Set task: Return every line below as is, leaving out the pictures.

--- start Data block ---

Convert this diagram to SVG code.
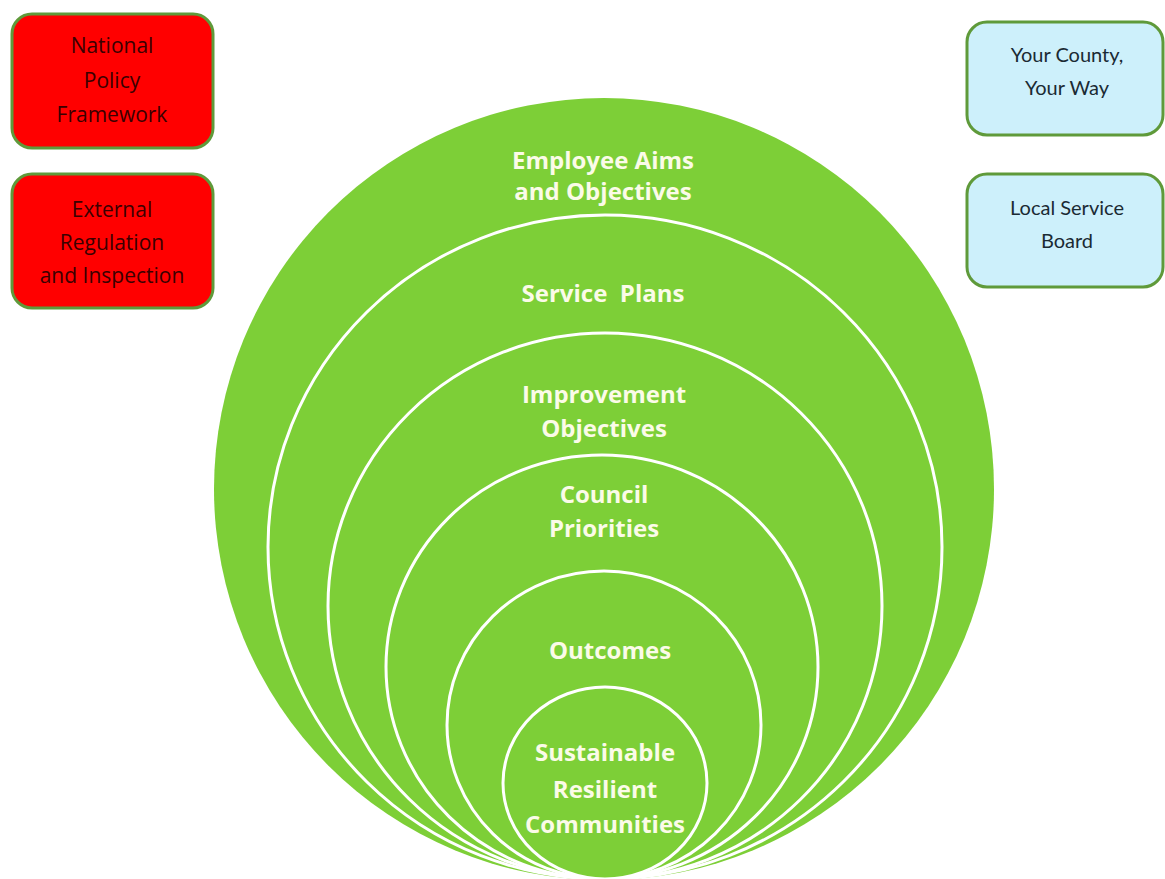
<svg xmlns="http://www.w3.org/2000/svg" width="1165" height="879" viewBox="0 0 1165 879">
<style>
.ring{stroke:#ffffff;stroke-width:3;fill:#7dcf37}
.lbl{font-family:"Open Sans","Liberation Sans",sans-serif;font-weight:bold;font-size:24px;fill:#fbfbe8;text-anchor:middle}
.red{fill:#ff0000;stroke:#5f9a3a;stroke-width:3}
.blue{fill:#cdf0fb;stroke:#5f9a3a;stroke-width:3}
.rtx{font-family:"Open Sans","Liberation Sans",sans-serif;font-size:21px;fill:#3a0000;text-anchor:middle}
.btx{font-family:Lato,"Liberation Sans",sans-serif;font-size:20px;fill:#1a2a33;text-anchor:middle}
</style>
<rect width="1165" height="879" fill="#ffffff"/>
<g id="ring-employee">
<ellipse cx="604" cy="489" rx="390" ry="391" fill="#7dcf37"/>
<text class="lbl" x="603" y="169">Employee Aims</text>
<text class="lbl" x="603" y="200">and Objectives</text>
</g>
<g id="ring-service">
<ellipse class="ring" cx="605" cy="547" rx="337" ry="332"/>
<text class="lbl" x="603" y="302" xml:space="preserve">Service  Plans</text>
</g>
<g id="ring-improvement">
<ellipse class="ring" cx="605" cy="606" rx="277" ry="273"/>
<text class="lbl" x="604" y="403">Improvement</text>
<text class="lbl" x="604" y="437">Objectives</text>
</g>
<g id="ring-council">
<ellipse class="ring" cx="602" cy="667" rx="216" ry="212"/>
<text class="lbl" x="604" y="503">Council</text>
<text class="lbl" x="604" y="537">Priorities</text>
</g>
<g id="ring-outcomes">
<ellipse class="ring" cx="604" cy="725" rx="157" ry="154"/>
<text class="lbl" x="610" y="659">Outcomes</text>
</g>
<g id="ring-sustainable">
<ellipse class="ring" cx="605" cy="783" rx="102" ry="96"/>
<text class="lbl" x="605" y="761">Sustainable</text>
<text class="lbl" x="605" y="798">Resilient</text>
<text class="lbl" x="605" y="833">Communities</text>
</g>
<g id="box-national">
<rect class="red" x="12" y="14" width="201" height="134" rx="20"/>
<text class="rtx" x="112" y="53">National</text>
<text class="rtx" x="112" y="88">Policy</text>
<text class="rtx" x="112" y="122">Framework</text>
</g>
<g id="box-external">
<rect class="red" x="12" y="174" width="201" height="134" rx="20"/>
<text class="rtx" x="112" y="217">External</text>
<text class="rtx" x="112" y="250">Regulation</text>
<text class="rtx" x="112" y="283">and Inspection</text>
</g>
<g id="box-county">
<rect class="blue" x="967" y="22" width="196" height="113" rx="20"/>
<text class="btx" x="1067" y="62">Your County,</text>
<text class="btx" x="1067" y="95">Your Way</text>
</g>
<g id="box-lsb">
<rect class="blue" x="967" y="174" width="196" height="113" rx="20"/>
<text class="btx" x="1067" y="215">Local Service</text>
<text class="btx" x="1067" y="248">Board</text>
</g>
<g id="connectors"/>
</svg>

--- end Data block ---

Exercise result:
Convert this diagram to SVG code.
<svg xmlns="http://www.w3.org/2000/svg" width="1165" height="879" viewBox="0 0 1165 879">
<style>
.ring{stroke:#ffffff;stroke-width:3;fill:#7dcf37}
.lbl{font-family:"Open Sans","Liberation Sans",sans-serif;font-weight:bold;font-size:24px;fill:#fbfbe8;text-anchor:middle}
.red{fill:#ff0000;stroke:#5f9a3a;stroke-width:3}
.blue{fill:#cdf0fb;stroke:#5f9a3a;stroke-width:3}
.rtx{font-family:"Open Sans","Liberation Sans",sans-serif;font-size:21px;fill:#3a0000;text-anchor:middle}
.btx{font-family:Lato,"Liberation Sans",sans-serif;font-size:20px;fill:#1a2a33;text-anchor:middle}
</style>
<rect width="1165" height="879" fill="#ffffff"/>
<g id="ring-employee">
<ellipse cx="604" cy="489" rx="390" ry="391" fill="#7dcf37"/>
<text class="lbl" x="603" y="169">Employee Aims</text>
<text class="lbl" x="603" y="200">and Objectives</text>
</g>
<g id="ring-service">
<ellipse class="ring" cx="605" cy="547" rx="337" ry="332"/>
<text class="lbl" x="603" y="302" xml:space="preserve">Service  Plans</text>
</g>
<g id="ring-improvement">
<ellipse class="ring" cx="605" cy="606" rx="277" ry="273"/>
<text class="lbl" x="604" y="403">Improvement</text>
<text class="lbl" x="604" y="437">Objectives</text>
</g>
<g id="ring-council">
<ellipse class="ring" cx="602" cy="667" rx="216" ry="212"/>
<text class="lbl" x="604" y="503">Council</text>
<text class="lbl" x="604" y="537">Priorities</text>
</g>
<g id="ring-outcomes">
<ellipse class="ring" cx="604" cy="725" rx="157" ry="154"/>
<text class="lbl" x="610" y="659">Outcomes</text>
</g>
<g id="ring-sustainable">
<ellipse class="ring" cx="605" cy="783" rx="102" ry="96"/>
<text class="lbl" x="605" y="761">Sustainable</text>
<text class="lbl" x="605" y="798">Resilient</text>
<text class="lbl" x="605" y="833">Communities</text>
</g>
<g id="box-national">
<rect class="red" x="12" y="14" width="201" height="134" rx="20"/>
<text class="rtx" x="112" y="53">National</text>
<text class="rtx" x="112" y="88">Policy</text>
<text class="rtx" x="112" y="122">Framework</text>
</g>
<g id="box-external">
<rect class="red" x="12" y="174" width="201" height="134" rx="20"/>
<text class="rtx" x="112" y="217">External</text>
<text class="rtx" x="112" y="250">Regulation</text>
<text class="rtx" x="112" y="283">and Inspection</text>
</g>
<g id="box-county">
<rect class="blue" x="967" y="22" width="196" height="113" rx="20"/>
<text class="btx" x="1067" y="62">Your County,</text>
<text class="btx" x="1067" y="95">Your Way</text>
</g>
<g id="box-lsb">
<rect class="blue" x="967" y="174" width="196" height="113" rx="20"/>
<text class="btx" x="1067" y="215">Local Service</text>
<text class="btx" x="1067" y="248">Board</text>
</g>
<g id="connectors"/>
</svg>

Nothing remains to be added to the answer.